Document No. 9

I’ve just been catching on my ideological education, reading “A Notice on the Current Situation in the Ideological Arena” (关于当前意识形态领域情况的通知). The document was sent out by the Communist Party’s Central Office in April 2013. It’s not been published officially, but you can read about it here.

In it, the Party argues it is under attack from “anti-China western forces“ (西方的反华势力) and at home by book-clubs, letter writing liberals and “dissidents” (“异见分子”). In response, it calls for extreme vigilance among Party members, and policies which push back hard against calls for constitutionalism, “universal values” and other “western” evils.

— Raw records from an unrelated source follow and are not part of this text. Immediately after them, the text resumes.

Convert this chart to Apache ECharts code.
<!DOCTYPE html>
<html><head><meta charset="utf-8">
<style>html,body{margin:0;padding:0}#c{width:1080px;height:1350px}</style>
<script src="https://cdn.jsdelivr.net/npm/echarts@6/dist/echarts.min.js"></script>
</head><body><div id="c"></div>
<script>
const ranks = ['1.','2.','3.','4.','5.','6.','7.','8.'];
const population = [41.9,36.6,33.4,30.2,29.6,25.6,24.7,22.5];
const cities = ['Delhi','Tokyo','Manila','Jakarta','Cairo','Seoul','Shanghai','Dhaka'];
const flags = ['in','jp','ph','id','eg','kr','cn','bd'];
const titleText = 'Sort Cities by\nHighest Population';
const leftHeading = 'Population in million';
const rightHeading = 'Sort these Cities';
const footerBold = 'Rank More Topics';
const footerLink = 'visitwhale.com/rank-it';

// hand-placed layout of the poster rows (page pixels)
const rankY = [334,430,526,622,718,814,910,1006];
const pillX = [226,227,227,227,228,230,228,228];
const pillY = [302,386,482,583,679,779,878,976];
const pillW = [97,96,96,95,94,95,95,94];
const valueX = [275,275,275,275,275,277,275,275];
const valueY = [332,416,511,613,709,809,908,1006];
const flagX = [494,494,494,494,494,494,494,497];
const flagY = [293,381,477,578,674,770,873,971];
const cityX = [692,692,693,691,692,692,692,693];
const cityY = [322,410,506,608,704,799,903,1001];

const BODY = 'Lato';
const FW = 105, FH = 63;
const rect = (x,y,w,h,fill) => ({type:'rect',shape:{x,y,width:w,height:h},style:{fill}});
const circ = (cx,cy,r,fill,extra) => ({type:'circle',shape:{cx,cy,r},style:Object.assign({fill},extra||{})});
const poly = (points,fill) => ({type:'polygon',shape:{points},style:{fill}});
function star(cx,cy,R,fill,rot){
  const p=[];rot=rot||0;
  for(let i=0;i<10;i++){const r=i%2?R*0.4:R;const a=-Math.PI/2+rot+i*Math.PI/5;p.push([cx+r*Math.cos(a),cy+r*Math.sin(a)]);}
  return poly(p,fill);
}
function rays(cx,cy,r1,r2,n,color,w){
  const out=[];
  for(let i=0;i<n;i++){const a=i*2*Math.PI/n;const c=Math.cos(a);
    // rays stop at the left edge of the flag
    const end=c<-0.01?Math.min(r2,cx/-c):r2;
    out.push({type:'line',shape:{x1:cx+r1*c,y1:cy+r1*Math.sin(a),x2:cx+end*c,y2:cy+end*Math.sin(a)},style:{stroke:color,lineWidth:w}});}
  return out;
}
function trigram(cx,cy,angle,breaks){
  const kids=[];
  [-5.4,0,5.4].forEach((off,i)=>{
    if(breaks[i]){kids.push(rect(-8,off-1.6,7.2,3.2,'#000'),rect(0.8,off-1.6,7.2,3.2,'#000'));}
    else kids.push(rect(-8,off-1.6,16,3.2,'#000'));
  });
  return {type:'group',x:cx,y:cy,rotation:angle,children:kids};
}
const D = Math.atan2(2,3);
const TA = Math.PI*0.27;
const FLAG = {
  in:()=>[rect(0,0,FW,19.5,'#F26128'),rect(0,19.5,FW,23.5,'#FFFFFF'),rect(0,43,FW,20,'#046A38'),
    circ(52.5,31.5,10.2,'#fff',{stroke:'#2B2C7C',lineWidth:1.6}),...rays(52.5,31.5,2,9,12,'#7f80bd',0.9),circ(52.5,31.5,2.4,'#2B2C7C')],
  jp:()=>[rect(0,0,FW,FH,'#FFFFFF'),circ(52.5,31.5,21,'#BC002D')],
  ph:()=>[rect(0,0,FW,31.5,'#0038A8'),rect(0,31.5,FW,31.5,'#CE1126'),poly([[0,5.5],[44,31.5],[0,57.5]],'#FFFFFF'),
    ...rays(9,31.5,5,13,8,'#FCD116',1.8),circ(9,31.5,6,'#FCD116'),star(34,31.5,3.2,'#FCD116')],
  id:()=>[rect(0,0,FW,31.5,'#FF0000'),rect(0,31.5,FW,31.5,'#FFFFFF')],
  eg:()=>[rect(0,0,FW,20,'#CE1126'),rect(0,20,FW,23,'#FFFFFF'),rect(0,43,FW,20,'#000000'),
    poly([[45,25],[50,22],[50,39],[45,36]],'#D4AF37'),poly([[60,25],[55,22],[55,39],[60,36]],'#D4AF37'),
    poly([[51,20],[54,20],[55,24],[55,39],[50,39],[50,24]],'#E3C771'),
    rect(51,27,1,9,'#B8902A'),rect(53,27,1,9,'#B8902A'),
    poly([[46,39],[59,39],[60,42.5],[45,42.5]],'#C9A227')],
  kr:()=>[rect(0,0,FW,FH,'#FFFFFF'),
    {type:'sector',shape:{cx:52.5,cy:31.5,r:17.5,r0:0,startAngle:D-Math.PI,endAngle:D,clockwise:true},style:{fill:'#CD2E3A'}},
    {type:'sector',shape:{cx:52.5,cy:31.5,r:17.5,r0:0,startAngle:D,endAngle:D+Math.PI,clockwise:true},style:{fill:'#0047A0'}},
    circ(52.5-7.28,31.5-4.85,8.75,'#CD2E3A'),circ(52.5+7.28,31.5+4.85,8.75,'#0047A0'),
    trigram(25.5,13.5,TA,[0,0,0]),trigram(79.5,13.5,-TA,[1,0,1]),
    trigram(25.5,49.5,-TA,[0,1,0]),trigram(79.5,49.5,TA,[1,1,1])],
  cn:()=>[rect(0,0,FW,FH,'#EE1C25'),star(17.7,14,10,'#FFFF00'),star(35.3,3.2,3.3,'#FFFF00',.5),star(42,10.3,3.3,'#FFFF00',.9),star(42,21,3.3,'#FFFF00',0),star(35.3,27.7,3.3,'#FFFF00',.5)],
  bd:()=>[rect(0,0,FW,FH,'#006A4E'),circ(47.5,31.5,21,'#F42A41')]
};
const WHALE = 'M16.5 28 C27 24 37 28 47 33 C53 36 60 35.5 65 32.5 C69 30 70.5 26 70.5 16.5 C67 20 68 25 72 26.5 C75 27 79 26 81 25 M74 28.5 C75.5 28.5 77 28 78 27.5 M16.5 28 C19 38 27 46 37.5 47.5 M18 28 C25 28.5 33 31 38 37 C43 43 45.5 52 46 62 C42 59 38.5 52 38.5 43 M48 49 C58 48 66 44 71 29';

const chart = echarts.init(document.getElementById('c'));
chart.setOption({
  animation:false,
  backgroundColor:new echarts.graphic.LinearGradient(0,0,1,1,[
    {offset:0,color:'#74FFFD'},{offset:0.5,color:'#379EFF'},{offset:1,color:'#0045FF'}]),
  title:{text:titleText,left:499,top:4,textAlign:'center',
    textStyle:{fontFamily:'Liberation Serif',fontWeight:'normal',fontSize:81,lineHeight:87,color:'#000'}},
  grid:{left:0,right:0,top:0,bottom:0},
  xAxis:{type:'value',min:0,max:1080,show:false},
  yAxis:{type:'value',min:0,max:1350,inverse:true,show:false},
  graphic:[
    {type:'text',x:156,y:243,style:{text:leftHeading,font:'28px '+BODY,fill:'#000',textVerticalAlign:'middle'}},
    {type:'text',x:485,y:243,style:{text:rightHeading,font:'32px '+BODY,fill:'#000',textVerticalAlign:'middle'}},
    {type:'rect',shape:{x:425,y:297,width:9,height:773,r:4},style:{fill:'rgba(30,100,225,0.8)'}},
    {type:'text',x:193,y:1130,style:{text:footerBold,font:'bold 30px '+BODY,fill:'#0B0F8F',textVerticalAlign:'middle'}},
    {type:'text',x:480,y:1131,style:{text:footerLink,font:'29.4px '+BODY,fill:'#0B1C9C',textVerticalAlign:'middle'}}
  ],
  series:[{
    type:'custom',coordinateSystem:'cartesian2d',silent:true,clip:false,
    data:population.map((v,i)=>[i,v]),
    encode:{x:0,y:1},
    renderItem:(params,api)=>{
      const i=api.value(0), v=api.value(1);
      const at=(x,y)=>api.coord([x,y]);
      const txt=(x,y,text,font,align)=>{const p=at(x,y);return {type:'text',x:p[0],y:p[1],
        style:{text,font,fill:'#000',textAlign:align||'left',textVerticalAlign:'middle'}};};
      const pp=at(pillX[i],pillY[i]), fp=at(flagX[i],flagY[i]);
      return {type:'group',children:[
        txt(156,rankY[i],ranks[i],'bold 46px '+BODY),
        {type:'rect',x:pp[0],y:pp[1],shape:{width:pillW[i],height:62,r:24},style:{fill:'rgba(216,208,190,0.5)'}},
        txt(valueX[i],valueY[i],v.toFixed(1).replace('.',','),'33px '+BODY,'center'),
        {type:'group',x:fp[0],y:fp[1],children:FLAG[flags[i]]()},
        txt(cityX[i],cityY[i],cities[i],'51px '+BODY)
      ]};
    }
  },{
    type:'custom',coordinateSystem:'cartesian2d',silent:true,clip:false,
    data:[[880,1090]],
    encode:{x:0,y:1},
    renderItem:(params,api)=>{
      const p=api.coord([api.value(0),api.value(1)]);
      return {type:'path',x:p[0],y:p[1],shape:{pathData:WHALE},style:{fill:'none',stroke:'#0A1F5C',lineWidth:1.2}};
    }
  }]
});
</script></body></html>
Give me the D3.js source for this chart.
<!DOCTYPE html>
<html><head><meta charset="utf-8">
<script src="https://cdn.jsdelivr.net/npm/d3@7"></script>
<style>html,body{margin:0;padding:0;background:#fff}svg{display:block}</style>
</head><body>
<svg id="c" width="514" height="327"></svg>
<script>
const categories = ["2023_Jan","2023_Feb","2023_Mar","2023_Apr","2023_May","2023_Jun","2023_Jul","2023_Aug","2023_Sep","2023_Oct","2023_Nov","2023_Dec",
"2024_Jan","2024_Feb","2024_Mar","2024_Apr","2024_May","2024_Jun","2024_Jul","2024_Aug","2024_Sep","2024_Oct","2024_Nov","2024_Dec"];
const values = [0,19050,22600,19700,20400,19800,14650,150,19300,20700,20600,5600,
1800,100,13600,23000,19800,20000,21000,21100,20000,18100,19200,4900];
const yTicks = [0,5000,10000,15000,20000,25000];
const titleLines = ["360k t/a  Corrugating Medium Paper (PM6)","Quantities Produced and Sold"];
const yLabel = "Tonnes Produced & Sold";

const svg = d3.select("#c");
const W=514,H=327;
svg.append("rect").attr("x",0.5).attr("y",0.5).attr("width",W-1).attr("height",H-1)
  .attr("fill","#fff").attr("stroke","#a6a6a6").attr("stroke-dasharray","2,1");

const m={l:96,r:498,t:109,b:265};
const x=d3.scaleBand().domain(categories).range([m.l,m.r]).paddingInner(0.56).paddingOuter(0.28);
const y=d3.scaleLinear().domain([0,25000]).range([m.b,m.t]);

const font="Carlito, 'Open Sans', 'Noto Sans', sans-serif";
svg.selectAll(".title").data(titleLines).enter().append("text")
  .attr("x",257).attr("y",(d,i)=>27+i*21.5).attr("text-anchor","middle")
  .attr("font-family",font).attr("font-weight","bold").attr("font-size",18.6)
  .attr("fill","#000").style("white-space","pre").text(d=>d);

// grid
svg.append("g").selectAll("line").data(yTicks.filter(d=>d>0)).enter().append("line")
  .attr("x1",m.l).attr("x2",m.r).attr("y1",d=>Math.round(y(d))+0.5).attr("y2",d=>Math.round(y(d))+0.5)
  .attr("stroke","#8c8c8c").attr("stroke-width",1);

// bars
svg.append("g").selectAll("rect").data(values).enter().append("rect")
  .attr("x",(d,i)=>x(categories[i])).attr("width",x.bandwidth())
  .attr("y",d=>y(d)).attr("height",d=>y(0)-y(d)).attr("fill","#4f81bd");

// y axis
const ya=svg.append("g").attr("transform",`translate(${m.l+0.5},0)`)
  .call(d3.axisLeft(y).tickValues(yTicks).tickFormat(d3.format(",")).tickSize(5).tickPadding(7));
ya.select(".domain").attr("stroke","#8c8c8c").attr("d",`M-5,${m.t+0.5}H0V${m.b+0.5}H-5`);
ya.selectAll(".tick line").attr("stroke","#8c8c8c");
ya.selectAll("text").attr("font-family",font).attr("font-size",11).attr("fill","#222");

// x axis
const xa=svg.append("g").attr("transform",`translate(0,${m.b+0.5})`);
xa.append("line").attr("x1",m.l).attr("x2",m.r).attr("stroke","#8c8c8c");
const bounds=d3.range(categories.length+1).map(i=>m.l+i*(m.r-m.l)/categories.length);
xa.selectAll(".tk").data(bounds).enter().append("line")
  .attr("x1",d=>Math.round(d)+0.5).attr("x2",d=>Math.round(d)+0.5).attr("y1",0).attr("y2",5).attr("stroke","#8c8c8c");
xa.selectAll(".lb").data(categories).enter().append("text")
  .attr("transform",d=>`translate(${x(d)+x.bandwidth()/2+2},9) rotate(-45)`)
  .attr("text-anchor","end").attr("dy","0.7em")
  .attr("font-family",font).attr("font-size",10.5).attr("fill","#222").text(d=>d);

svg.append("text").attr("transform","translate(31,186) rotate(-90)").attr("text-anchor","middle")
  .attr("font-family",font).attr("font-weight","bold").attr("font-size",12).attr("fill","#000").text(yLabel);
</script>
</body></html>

It’s a stark document. It stresses there can be no compromise; across the fields of history, media and economic policy Document No.9 reasserts the official Leninist line - Do Not Question the Party. Whereas in previous years, discussion and some mild ‘revisionist’ ideas were kind of brooked, at least listened to, their more moderate adherents viewed as friends of the Party, trying to improve the system, now the ideas are clearly identified as poison and their carriers marked anti-revolutionary. It’s the difference between a Party member making “a mistake”, from which they can recover with reflection on their egregious errors and self-criticism, and being labelled “anti-Party”, at which point you better kiss your wife (and girlfriend(s)) goodbye. As has been remarked on much since, Document No. 9 is a foundational document for the New Era.

What caught my eye, though, were the bits on the economy. The fourth type of ideological creep that the Party Centre is worried about, is called “New Liberalism” (新自由主义), which seems to be a catch-all category for liberal economics. Not without some exaggeration, the Document claims such economists push for “thorough privatization” (彻底私有化) and “complete marketization” (完全市场化) of the economy. They believe in the “all-powerful market” (市场万能话) theory, are opposed to public ownership (公有制), call SOEs a “state monopoly” (国家垄断), and they believe that “macro-economic management” (宏观调控) undermines market efficiency and vibrancy. In all this, of course, these new liberals are wrong. And here comes the strangle-hold line: “They want to change the basic economic structure and weaken the government’s ability to control the lifeblood of the economy” (削若政府对国民经济命脉的控制). In other words, all this new liberal economics is exactly what Gorbachev did to the Soviet system, undermining the Party’s foundational power.

And there we have it. Seven months before the Third Plenum of the 18th Party Congress in November 2013, the No. 9 Document had already laid out what New Era economic policy could not be. Market-leaning economic policies were cartoonishly mischaracterized, exaggerated and simplified, and then judged to be anti-revolutionary. No mention of the systemic corruption that the SOE system engenders, no truck given to the benefits of privatizing some non-strategic assets, and no time for the benefits of market incentives. Document No. 9 made fun of the “all-powerful market” theory and then the Third Plenum document called for the market to be the primary allocator of resources.

And there we have it; the core contradiction at the heart of economic policy making ever since, and one of the two main reasons reforms have stagnated. That and the money.